-- Dataset excerpt --
_ _ _ _ _

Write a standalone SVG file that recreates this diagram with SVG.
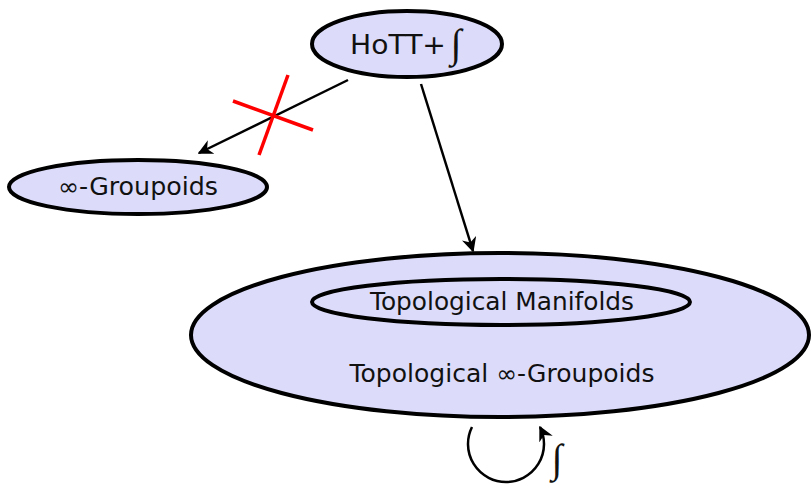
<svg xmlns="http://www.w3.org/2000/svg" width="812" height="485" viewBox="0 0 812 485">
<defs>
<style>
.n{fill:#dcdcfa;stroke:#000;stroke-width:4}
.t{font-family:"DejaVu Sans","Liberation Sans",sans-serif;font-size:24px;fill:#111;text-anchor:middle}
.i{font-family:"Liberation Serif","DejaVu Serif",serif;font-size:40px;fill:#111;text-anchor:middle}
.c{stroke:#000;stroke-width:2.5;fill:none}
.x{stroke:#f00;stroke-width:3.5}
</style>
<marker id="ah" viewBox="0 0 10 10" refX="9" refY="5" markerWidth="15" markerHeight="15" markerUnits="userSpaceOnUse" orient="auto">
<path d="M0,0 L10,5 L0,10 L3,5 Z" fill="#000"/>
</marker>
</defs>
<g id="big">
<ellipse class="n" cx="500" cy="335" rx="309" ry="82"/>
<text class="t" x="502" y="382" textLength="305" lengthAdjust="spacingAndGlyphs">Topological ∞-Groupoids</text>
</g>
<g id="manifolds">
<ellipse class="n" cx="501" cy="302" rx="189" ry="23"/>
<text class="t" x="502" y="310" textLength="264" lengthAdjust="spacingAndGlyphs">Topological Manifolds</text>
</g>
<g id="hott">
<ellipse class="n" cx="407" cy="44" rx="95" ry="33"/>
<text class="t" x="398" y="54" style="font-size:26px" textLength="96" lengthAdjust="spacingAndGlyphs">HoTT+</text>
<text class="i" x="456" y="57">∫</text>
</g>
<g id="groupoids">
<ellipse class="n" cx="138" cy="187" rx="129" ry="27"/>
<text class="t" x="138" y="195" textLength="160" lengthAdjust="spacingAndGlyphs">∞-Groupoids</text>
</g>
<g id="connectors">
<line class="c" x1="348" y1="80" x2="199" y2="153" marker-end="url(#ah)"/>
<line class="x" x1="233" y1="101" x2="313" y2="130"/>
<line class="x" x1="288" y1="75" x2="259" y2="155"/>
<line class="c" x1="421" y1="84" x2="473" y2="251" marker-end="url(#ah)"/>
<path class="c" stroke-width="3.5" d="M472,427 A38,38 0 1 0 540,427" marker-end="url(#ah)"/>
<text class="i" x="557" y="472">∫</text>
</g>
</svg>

_ _ _ _ _

-- Exercise description --
Copy the material shown above in full and exactly. Skip the pictures.

-- Completed task --
Write a standalone SVG file that recreates this diagram with SVG.
<svg xmlns="http://www.w3.org/2000/svg" width="812" height="485" viewBox="0 0 812 485">
<defs>
<style>
.n{fill:#dcdcfa;stroke:#000;stroke-width:4}
.t{font-family:"DejaVu Sans","Liberation Sans",sans-serif;font-size:24px;fill:#111;text-anchor:middle}
.i{font-family:"Liberation Serif","DejaVu Serif",serif;font-size:40px;fill:#111;text-anchor:middle}
.c{stroke:#000;stroke-width:2.5;fill:none}
.x{stroke:#f00;stroke-width:3.5}
</style>
<marker id="ah" viewBox="0 0 10 10" refX="9" refY="5" markerWidth="15" markerHeight="15" markerUnits="userSpaceOnUse" orient="auto">
<path d="M0,0 L10,5 L0,10 L3,5 Z" fill="#000"/>
</marker>
</defs>
<g id="big">
<ellipse class="n" cx="500" cy="335" rx="309" ry="82"/>
<text class="t" x="502" y="382" textLength="305" lengthAdjust="spacingAndGlyphs">Topological ∞-Groupoids</text>
</g>
<g id="manifolds">
<ellipse class="n" cx="501" cy="302" rx="189" ry="23"/>
<text class="t" x="502" y="310" textLength="264" lengthAdjust="spacingAndGlyphs">Topological Manifolds</text>
</g>
<g id="hott">
<ellipse class="n" cx="407" cy="44" rx="95" ry="33"/>
<text class="t" x="398" y="54" style="font-size:26px" textLength="96" lengthAdjust="spacingAndGlyphs">HoTT+</text>
<text class="i" x="456" y="57">∫</text>
</g>
<g id="groupoids">
<ellipse class="n" cx="138" cy="187" rx="129" ry="27"/>
<text class="t" x="138" y="195" textLength="160" lengthAdjust="spacingAndGlyphs">∞-Groupoids</text>
</g>
<g id="connectors">
<line class="c" x1="348" y1="80" x2="199" y2="153" marker-end="url(#ah)"/>
<line class="x" x1="233" y1="101" x2="313" y2="130"/>
<line class="x" x1="288" y1="75" x2="259" y2="155"/>
<line class="c" x1="421" y1="84" x2="473" y2="251" marker-end="url(#ah)"/>
<path class="c" stroke-width="3.5" d="M472,427 A38,38 0 1 0 540,427" marker-end="url(#ah)"/>
<text class="i" x="557" y="472">∫</text>
</g>
</svg>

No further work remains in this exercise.